而南方的冬至,是裹著糯米甜香的。“家家搗米做湯圓,知是明朝冬至天”,南方人喚湯圓為“冬至圓”,圓滾滾的模樣,恰是“團圓”的具象化。在閩臺地區,冬至被視作“亞歲”,外出的人總要趕回家中,和家人一起搗糯米、做湯圓,還要在門窗、桌柜甚至耕牛的牛角上粘上兩粒湯圓,祈求全家平安順遂。潮汕的四式湯圓、寧波的豬油湯圓、上海的擂沙湯圓,雖風味各異,卻都離不開“甜糯”二字——芝麻餡的醇厚、豆沙餡的綿密、豬油餡的香濃,煮在甜湯里,連空氣都變得溫潤起來。

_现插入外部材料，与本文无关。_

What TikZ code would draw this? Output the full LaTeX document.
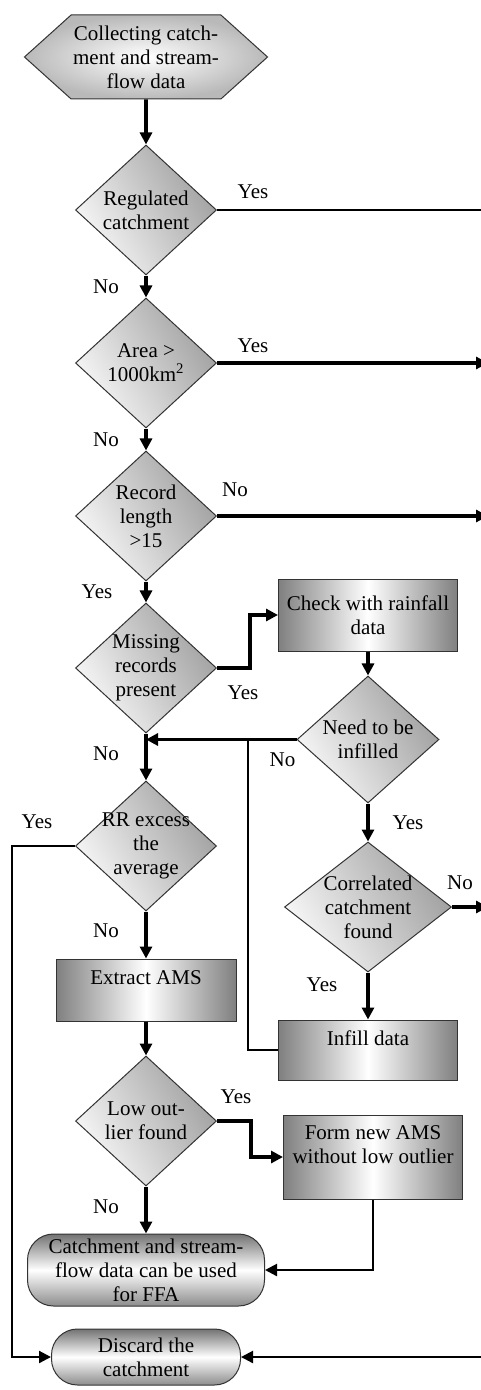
\documentclass[tikz,border=0pt]{standalone}
\usepackage{fontspec}
\setmainfont{Liberation Serif}
\usetikzlibrary{positioning, arrows.meta, shapes.geometric, shapes.symbols, calc}

\begin{document}
\begin{tikzpicture}[
    x=0.5pt, y=-0.5pt,
    font=\fontsize{10.5}{12}\selectfont,
    node distance=12pt,
    base/.style={draw=black!80, line width=0.5pt, align=center},
    startbox/.style={base, signal, signal to=east and west, signal pointer angle=84,
      minimum width=119pt, minimum height=42pt, inner sep=1pt,
      inner color=white, outer color=gray!55},
    decision/.style={base, diamond, inner sep=-4pt, minimum width=70.5pt, minimum height=65pt,
      top color=gray!75, bottom color=gray!5, shading angle=-60},
    process/.style={base, rectangle, minimum width=89.5pt, inner sep=1pt,
      left color=black!50, right color=black!50, middle color=white},
    terminal/.style={base, rectangle, rounded corners=13pt, inner sep=1pt,
      top color=black!55, bottom color=black!45, middle color=white},
    arrow/.style={-{Triangle[length=6pt,width=6pt]}, line width=1.8pt},
    thinarrow/.style={-{Triangle[length=6pt,width=6pt]}, line width=1.1pt},
    thinline/.style={line width=1.1pt},
    lbl/.style={inner sep=0pt}
  ]
  \useasboundingbox (0,0) rectangle (481,1390);
  \coordinate (rightedge) at (488,0);

  % main column
  \node[startbox] (collect) at (146,57) {Collecting catch-\\ment and stream-\\flow data};
  \node[decision, below=22.5pt of collect] (regulated) {Regulated\\catchment};
  \node[decision, below=11pt of regulated] (area) {Area >\\1000km\textsuperscript{2}};
  \node[decision, below=11pt of area] (record) {Record\\length\\>15};
  \node[decision, below=10.5pt of record] (missing) {Missing\\records\\present};
  \node[decision, below=23.5pt of missing] (excess) {RR excess\\the\\average};
  \node[process, minimum width=90pt, minimum height=31pt, below=23.5pt of excess] (extract) {Extract AMS\\\mbox{}};
  \node[decision, below=17pt of extract] (outlier) {Low out-\\lier found};
  \node[terminal, minimum width=118.5pt, minimum height=36pt, below=23.5pt of outlier] (usable) {Catchment and stream-\\flow data can be used\\for FFA};
  \node[terminal, minimum width=94.5pt, minimum height=28pt, below=11pt of usable] (discard) {Discard the\\catchment};

  % infilling branch
  \node[process, minimum height=36pt, right=30.5pt of missing, yshift=26.5pt] (rainfall) {Check with rainfall\\data};
  \node[decision, minimum width=71pt, minimum height=63.5pt, below=12pt of rainfall] (infilled) {Need to be\\infilled};
  \node[decision, minimum width=83.5pt, below=19pt of infilled] (correlated) {Correlated\\catchment\\found};
  \node[process, minimum height=30pt, below=23.5pt of correlated] (infill) {Infill data\\\mbox{}};
  \node[process, minimum height=42pt, right=33pt of outlier, yshift=-18pt] (newams) {Form new AMS\\without low outlier\\\mbox{}};
  \coordinate (merge) at ($(rainfall.west |- infilled.west) + (-15pt,0)$);

  % connectors
  \draw[arrow] (collect) -- (regulated);
  \draw[thinline] (regulated.east) -- node[lbl, pos=0, xshift=18pt, yshift=9pt] {Yes} (regulated.east -| rightedge);
  \draw[arrow] (regulated) -- node[lbl, xshift=-20pt] {No} (area);
  \draw[arrow] (area.east) -- node[lbl, pos=0, xshift=18pt, yshift=8.5pt] {Yes} (area.east -| rightedge);
  \draw[arrow] (area) -- node[lbl, xshift=-20pt] {No} (record);
  \draw[arrow] (record.east) -- node[lbl, pos=0, xshift=9pt, yshift=13pt] {No} (record.east -| rightedge);
  \draw[arrow] (record) -- node[lbl, xshift=-24.5pt] {Yes} (missing);
  \draw[arrow] (missing.east) -- ++(16.5pt,0) node[lbl, pos=0, xshift=13pt, yshift=-12.5pt] {Yes} |- (rainfall.west);
  \draw[arrow] (rainfall) -- (infilled);
  \draw[arrow] (infilled.west) -- node[lbl, pos=0, xshift=-7pt, yshift=-10pt] {No} (infilled.west -| missing.south);
  \draw[arrow] (infilled) -- node[lbl, xshift=20pt] {Yes} (correlated);
  \draw[arrow] (correlated.east) -- node[lbl, pos=0, xshift=4pt, yshift=12pt] {No} (correlated.east -| rightedge);
  \draw[arrow] (correlated) -- node[lbl, pos=0.27, xshift=-23pt] {Yes} (infill);
  \draw[thinline] (infill.west) -| (merge);
  \draw[arrow] (missing) -- node[lbl, pos=0.43, xshift=-20pt] {No} (excess);
  \draw[thinarrow] (excess.west) -- ++(-31.5pt,0) node[lbl, pos=0, xshift=-19pt, yshift=12pt] {Yes} |- (discard.west);
  \draw[arrow] (excess) -- node[lbl, pos=0.4, xshift=-20pt] {No} (extract);
  \draw[arrow] (extract) -- (outlier);
  \draw[arrow] (outlier.east) -- ++(17pt,0) node[lbl, pos=0, xshift=9.5pt, yshift=12pt] {Yes} |- (newams.west);
  \draw[arrow] (outlier) -- node[lbl, pos=0.42, xshift=-20pt] {No} (usable);
  \draw[thinarrow] (newams.south) |- (usable.east);
  \draw[thinarrow] (discard.east -| rightedge) -- (discard.east);
\end{tikzpicture}
\end{document}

南方的湯圓里,還藏著一段動人的傳說。從前有對流浪的父女,女兒賣身葬母前與父親約定,每年冬至在東家的門環上粘兩顆湯圓,好讓父親能找到自己。多年后,父親果然循著門環上的湯圓與女兒團聚,這習俗便也流傳開來,讓湯圓多了份對親人的牽掛。如今,海峽兩岸的親人,依舊會在冬至這天粘湯圓,那白白糯糯的團子,成了骨肉相連的見證,也藏著對團圓的深切期盼。
曾有人執著于爭論餃子與湯圓的優劣,卻忘了冬至的核心從不是“吃什么”,而是“和誰吃”。北方的餃子,包著的是市井煙火里的踏實;南方的湯圓,裹著的是水鄉溫情中的眷戀。無論是方是圓,無論是咸是甜,本質上都是中國人對團圓的向往,對美好生活的期許。就像北方人在南方過冬,會嘗一碗湯圓的甜;南方人在北方過節,也會端起一碗餃子的香,飲食的差異從未隔斷情感的相通。
冬至已至,長夜漫漫,卻因這一桌熱氣騰騰的食物而變得溫暖。窗外寒風依舊,窗內燈火可親,無論是咬一口鮮香的餃子,還是品一勺甜糯的湯圓,只要身邊有親人相伴,便都是最圓滿的冬至。畢竟,所謂傳統,從來不是非此即彼的選擇,而是代代相傳的溫情;所謂團圓,也從不是形式上的復刻,而是心與心的相守。這冬至的圓與方,說到底,都是刻在中國人骨子里的團圓味。